2.07.2015

The Rabbit Food Diaries: Breaking Up With Comfort Food

I just took the final steps towards cleaning out my refrigerator and pantry of all the foods I'm not allowed to eat for the next 5 months, so I'm in a pretty raw emotional state right now. I know I'm 110% overreacting towards this, but honestly? I feel like this is akin to breaking up with someone, and I don't like it. Not one bit. All my cabinets are now partially empty, replaced with foods that, to be honest, I'm not entirely sure how to cook with just yet. I generally don't feel great about all the uncertainty here. Blergh. 

How I feel in the kitchen nowadays.

Since I started weaning myself off of foods like wheat, dairy, and meat for the past two to three weeks, I've noticed a significant decrease in the intense (and random) cravings that I have throughout the day. That much has been helpful. But for some reason I couldn't bring myself to flush my home of all the foods I really shouldn't have around anymore.
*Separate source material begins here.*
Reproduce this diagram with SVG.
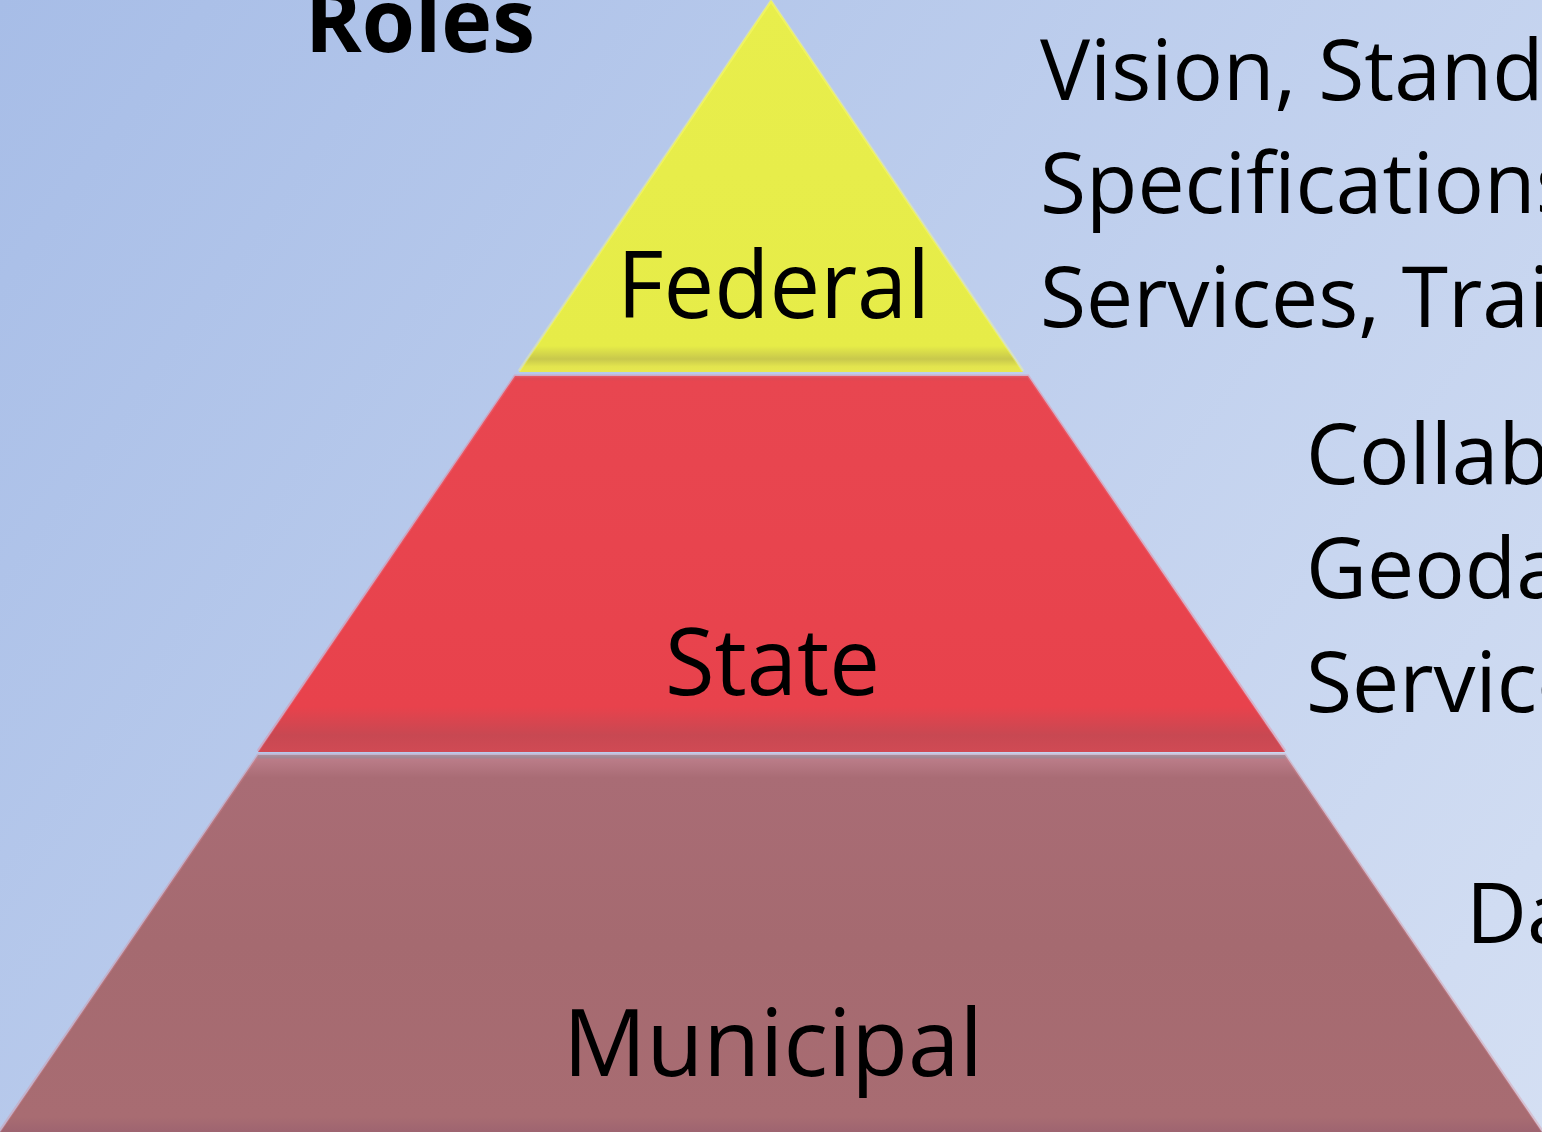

It was this reassurance, I think, that if I wanted something it was there; that feeling fueled my willpower on more than one occasion. That even though it was an option, I didn't need it - not that I couldn't have it (lying to yourself helps a lot, y'all, it may not be mentally healthy in the long run, but it acts like a band-aid... at least for now).

For some reason, though, I woke up and knew today was the day. The day I had dreaded as soon as my doctor and nutritionist and I had discussed this new, and hopefully temporary, diet. I just needed to get rid of it all and purge. Starting February 11th (just four short days away), all of these foods - foods that I grew up with, foods that I've turned to in times of stress and anxiety, foods that brought me comfort and happiness - they weren't going to be a part of my life anymore, or at least not for the near future. I needed to face the music. I needed to see all of my pasta, my cheese, and my bacon (oh, good LORD the bacon) in the trashcan. I needed the visual to be able to come to terms with it.

It wasn't a great morning, and I'm still kind of reeling from it all. From all the work I've done so far, I do feel cleaner, and I do feel healthier, but I still would really, really love a fried chicken sandwich.